Pre-trained Language Models for Keyphrase Generation: A Thorough Empirical Study
Di Wu, Wasi Uddin Ahmad, Kai-Wei Chang
TL;DR
The paper addresses how pre-trained language models compare to non-PLM baselines for keyphrase extraction and generation, formulating extraction as sequence labeling and generation as seq2seq. It conducts a comprehensive empirical study across science, news, and online forums, evaluating encoder-decoder, encoder-only, and domain-specific PLMs under various design choices, including in-domain pre-training and parameter budgets. Key findings show that large or in-domain seq2seq PLMs approach state-of-the-art performance, while in-domain encoder-only PLMs offer strong, data-efficient results; deeper encoders with shallower decoders are generally preferred under fixed budgets, and task formulation (extraction vs generation) interacts with model choice. The work provides concrete guidance for practitioners and contributes pre-trained domain-specific models (SciBART, NewsBART, NewsBERT) to advance keyphrase generation in scientific and real-world settings. It further demonstrates that task-specific pre-training does not fully replace in-domain adaptation, underscoring the importance of domain-aware fine-tuning for reliable keyphrase generation.
Abstract
Neural models that do not rely on pre-training have excelled in the keyphrase generation task with large annotated datasets.
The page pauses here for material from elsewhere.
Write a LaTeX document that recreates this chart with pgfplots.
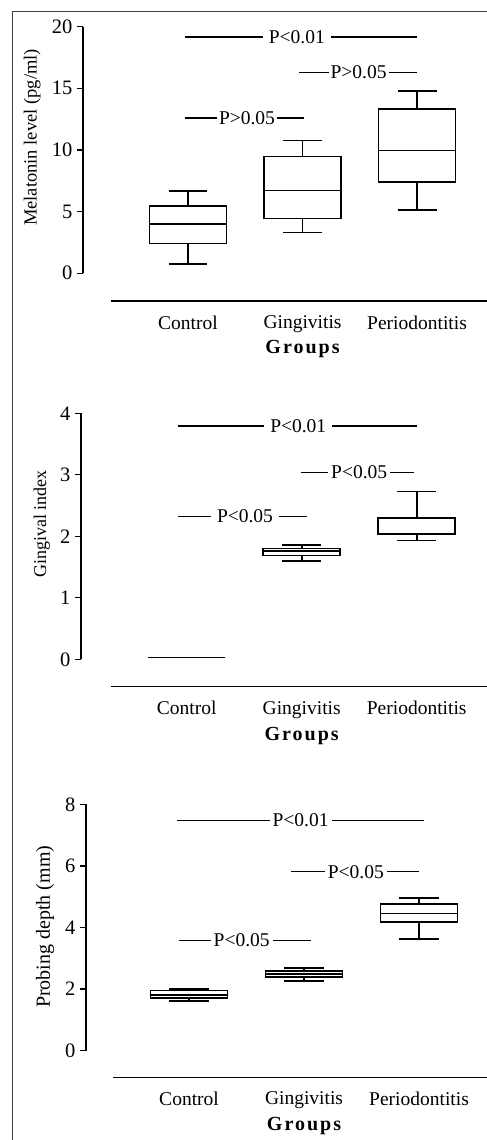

Meanwhile, new approaches have incorporated pre-trained language models (PLMs) for their data efficiency. However, there lacks a systematic study of how the two types of approaches compare and how different design choices can affect the performance of PLM-based models. To fill in this knowledge gap and facilitate a more informed use of PLMs for keyphrase extraction and keyphrase generation, we present an in-depth empirical study. Formulating keyphrase extraction as sequence labeling and keyphrase generation as sequence-to-sequence generation, we perform extensive experiments in three domains. After showing that PLMs have competitive high-resource performance and state-of-the-art low-resource performance, we investigate important design choices including in-domain PLMs, PLMs with different pre-training objectives, using PLMs with a parameter budget, and different formulations for present keyphrases. Further results show that (1) in-domain BERT-like PLMs can be used to build strong and data-efficient keyphrase generation models; (2) with a fixed parameter budget, prioritizing model depth over width and allocating more layers in the encoder leads to better encoder-decoder models; and (3) introducing four in-domain PLMs, we achieve a competitive performance in the news domain and the state-of-the-art performance in the scientific domain.